What kind of human being emerges inside these designed realities?

That was ultimately the central question of Oratio Hominis Digitalis.

No fear of technology. But the awareness that digital space has become human space.

That UX was never only about interfaces. That systems shape behaviour. That interfaces shape culture. That design always carries an implicit image of the human being.

Perhaps we do not need a new wave of technological acceleration now. We may need a digital renaissance.

Not anti-technological. Not nostalgic.

But free from the myth that optimisation alone creates civilisation.

The original Renaissance rediscovered the human being in the face of closed religious systems.

The digital renaissance may have to rediscover the human being again. This time in the face of closed algorithmic systems.
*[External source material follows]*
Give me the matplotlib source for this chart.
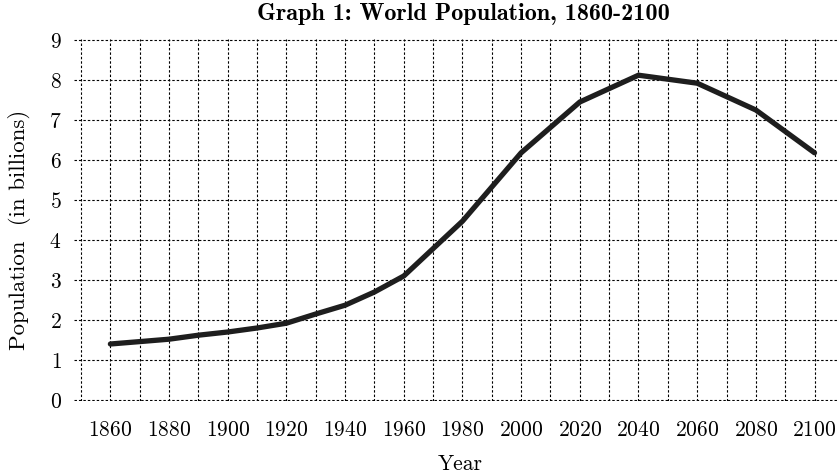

After the invention of the printing press, it took generations before new institutions, new forms of education and new habits emerged that did justice to what that technology made possible, and to what it threatened. Perhaps we are now at the beginning of a similar period. Not a period of even faster technology, but of slower, more human work: redesigning the institutions, habits and values that fit this new reality.

That redesign does not begin with new technology. It begins with a question that has been skipped for too long: what image of the human being is hidden inside this system, inside this form, this algorithm, this interface? Who is seen here as capable, as responsible, as worthy of being heard? And who is not?

Not by rejecting technology. But by taking back the values we should never have outsourced to platforms, predictive systems and engagement models.

Because ultimately this is the defining question of this century:

not what AI learns about the human being,

but what the human being still wants to determine for itself.